Did you know her book was going to be big? You are known for selling big fiction, and big nonfiction, too—books that garner advances with life-changing numbers of zeros. A lot of people want to know how you do it.
Yes. I knew that book was going to be big. The answer to the question “How do you do it?” may sound facile, but I would ask you, or anyone who’s a serious reader, this question: How many great books do you read a year? How many books do you read that you would recommend to almost anyone you know? For most people the answer is a relatively small number.

If as an agent you read a book and recognize it as that, a book that you know the people you give it to are going to want to give it to other people…those are the big books. Good isn’t enough.

When you have a book that’s truly extraordinary, and you realize the money is going to be significant, do you ever caution writers not to take the money?

No. And you can put this in parentheses after that: “He didn’t hesitate while saying that.” No.

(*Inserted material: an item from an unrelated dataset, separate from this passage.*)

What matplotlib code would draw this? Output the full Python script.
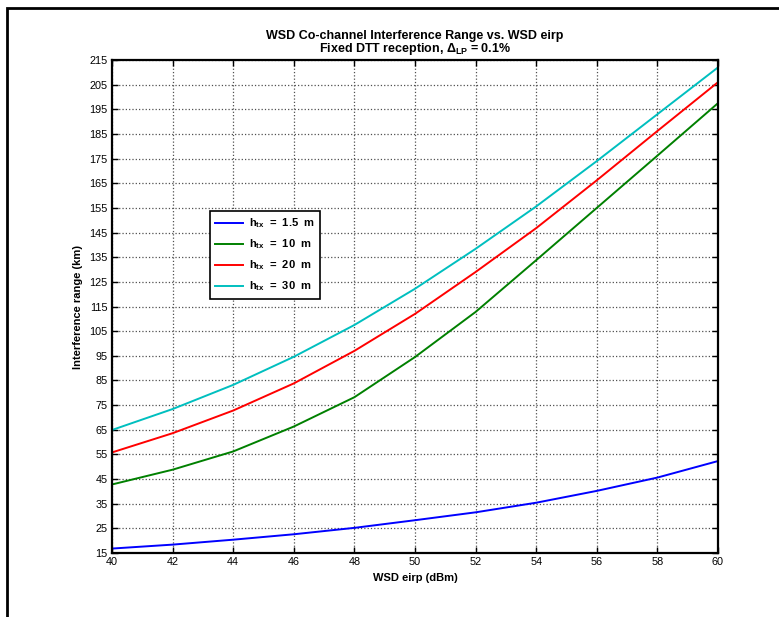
import numpy as np
import matplotlib
matplotlib.use("Agg")
import matplotlib.pyplot as plt
from matplotlib.patches import Rectangle

plt.rcParams['font.family'] = ['Liberation Sans', 'DejaVu Sans']
plt.rcParams['mathtext.fontset'] = 'custom'
plt.rcParams['mathtext.rm'] = 'Liberation Sans'
plt.rcParams['mathtext.bf'] = 'Liberation Sans:bold'

# WSD eirp (dBm)
eirp = [40, 42, 44, 46, 48, 50, 52, 54, 56, 58, 60]

# interference range (km) per transmitter height
r_15 = [16.8, 18.4, 20.4, 22.6, 25.2, 28.3, 31.5, 35.4, 40.2, 45.6, 52.3]
r_10 = [42.8, 48.8, 56.2, 66.3, 78.2, 94.5, 112.8, 133.8, 155.0, 176.2, 197.5]
r_20 = [55.8, 63.6, 72.8, 83.8, 97.0, 112.0, 129.0, 146.8, 166.2, 186.2, 206.0]
r_30 = [64.9, 73.4, 83.2, 94.6, 107.5, 122.2, 138.4, 155.6, 174.0, 193.0, 212.0]

labels = [r'h$_{\mathbf{tx}}$  =  1.5  m', r'h$_{\mathbf{tx}}$  =  10  m',
          r'h$_{\mathbf{tx}}$  =  20  m', r'h$_{\mathbf{tx}}$  =  30  m']
colors = ['#0000ff', '#008000', '#ff0000', '#00bfbf']

fig = plt.figure(figsize=(7.79, 6.17), dpi=100)
ax = fig.add_axes([112/779, 1 - 553/617, 606/779, 493/617])

# outer frame (only left/top visible in the picture)
fig.patches.append(Rectangle((7/779, -0.1), 1.2, 1 - 8/617 + 0.1, transform=fig.transFigure,
                             fill=False, edgecolor='black', linewidth=2.0))

for y, lab, c in zip([r_15, r_10, r_20, r_30], labels, colors):
    ax.plot(eirp, y, color=c, linewidth=1.4, label=lab)

ax.set_xlim(40, 60)
ax.set_ylim(15, 215)
ax.set_xticks(np.arange(40, 61, 2))
ax.set_yticks(np.arange(15, 216, 10))
ax.tick_params(direction='in', top=True, right=True, length=4, width=1, labelsize=7.8, pad=3)
ax.grid(True, linestyle=':', color='#505050', linewidth=0.9)
for s in ax.spines.values():
    s.set_linewidth(1.6)

ax.set_xlabel('WSD eirp (dBm)', fontsize=8, fontweight='bold', labelpad=4)
ax.set_ylabel('Interference range (km)', fontsize=8, fontweight='bold', labelpad=5)
ax.set_title('WSD Co-channel Interference Range vs. WSD eirp\n'
             r'Fixed DTT reception, $\mathbf{\Delta_{LP}}$ = 0.1%',
             fontsize=9, fontweight='bold', linespacing=0.95, pad=5.5)

leg = ax.legend(loc='upper left', bbox_to_anchor=(0.152, 0.705),
                prop={'weight': 'bold', 'size': 8}, fancybox=False, framealpha=1,
                edgecolor='black', handlelength=2.5, handletextpad=0.5,
                borderpad=0.5, labelspacing=0.65)
leg.get_frame().set_linewidth(1.2)

fig.savefig('out.png', dpi=100)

Walk me through the consequences.
I think there are no consequences. Maybe that’s a terrible thing to say. I would rather my client have the money than CBS [which owns Simon & Schuster] have the money. [Laughs.] And this is not to single out CBS. I love my colleagues at Hachette and News Corp. and Bertelsmann and Macmillan. But I’d rather my authors have the money. No one puts a gun to a publisher’s head and makes the publisher pay this money. They pay large advances because they can’t bear the idea of not publishing a particular book. They go in with their eyes open. What’s the worst that happens? You’re paid way too much money for a book that then gets an enormous amount of attention that it probably wouldn’t have gotten if you hadn’t gotten a huge amount of money for it. These enormous advances, which are fewer and farther between than they were prerecession, are still, as you described them, life changing. They are that rare thing that enables someone to say, “I’m a writer,” and mean it. That is, not a writer slash teacher slash freelance editor slash anything else. To say, “This is what I do because I am able to sock away enough money from that crazy first advance to spend my days writing my second and third books.” Not a bad thing.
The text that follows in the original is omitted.